The flags of Taiwan and the U.S. ahead of a meeting in Taipei in March 2018 | REUTERS

Meanwhile, China has also made Taiwan, which has emerged as a focal point in the Sino-U.S. rivalry, a target in its strategy of stressing that American commitments in the region have entered a precarious state.

On Tuesday, after a spate of editorials in state media comparing the withdrawal from Afghanistan to an alleged lack of American appetite to defend Taiwan — including one warning Taipei that “once a war breaks out … the U.S. military won’t come to help” — Beijing reinforced this admonition by carrying out “large-scale assault drills” off the southwest and southeast of the island.

The exercises, which involved warships and fighter jets, came in response to what the Chinese military called “external interference” and “provocations” by the U.S. and Taiwan.

Beijing views the self-ruled island as an inherent part of its territory, a renegade province that must be brought back into the fold — by force if necessary. Washington, which switched diplomatic recognition to Beijing from Taipei in 1979, is Taiwan’s most important international supporter and arms supplier and considers it a crucial line of defense as the Chinese military pushes further into the western Pacific.

But while top Taiwanese officials, including its premier, dismissed the comparisons with Afghanistan on Tuesday, the topic has nonetheless generated intense discussion.

“Enough with the Taiwan comparisons.

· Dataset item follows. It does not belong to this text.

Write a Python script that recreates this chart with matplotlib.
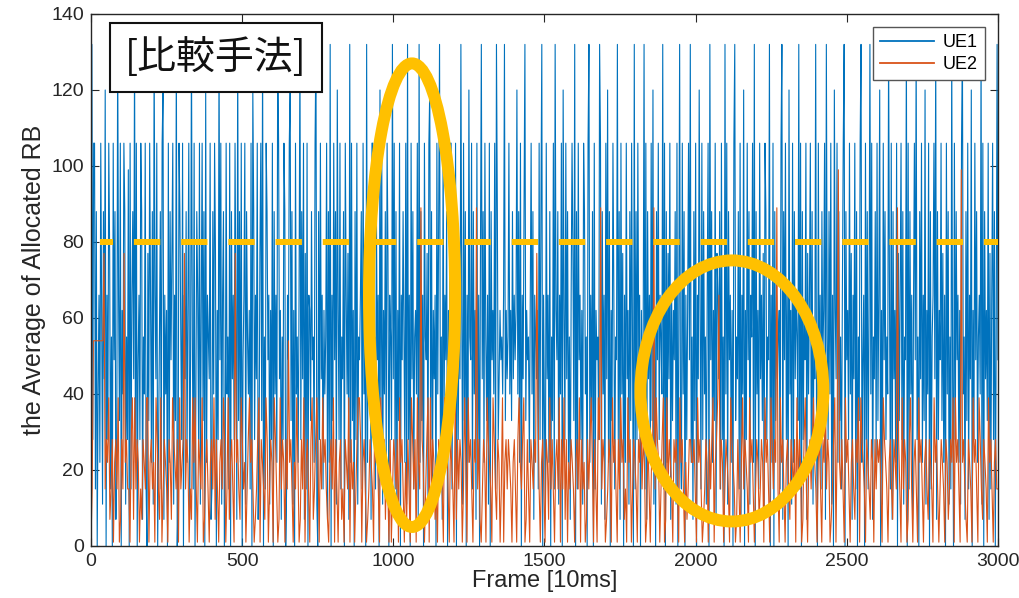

Pulling out of a war after 20 years carelessly says nothing about our intent to intervene in an armed conflict over the future of a modern democracy like Taiwan,” Eric Sayers, a visiting fellow at the American Enterprise Institute and former special assistant to the head of the U.S. Indo-Pacific Command, wrote on Twitter.

But Chen Dingding, a professor of international relations at China’s Jinan University, stressed that for Taiwan the implications of the pullout from Afghanistan “are real.”

“It is not that U.S. commitment to it is now fading, it is the logic that the USA will abandon its ally WHEN its national interests are no longer served by the ally,” Chen wrote. “The real question: under what conditions would that happen?”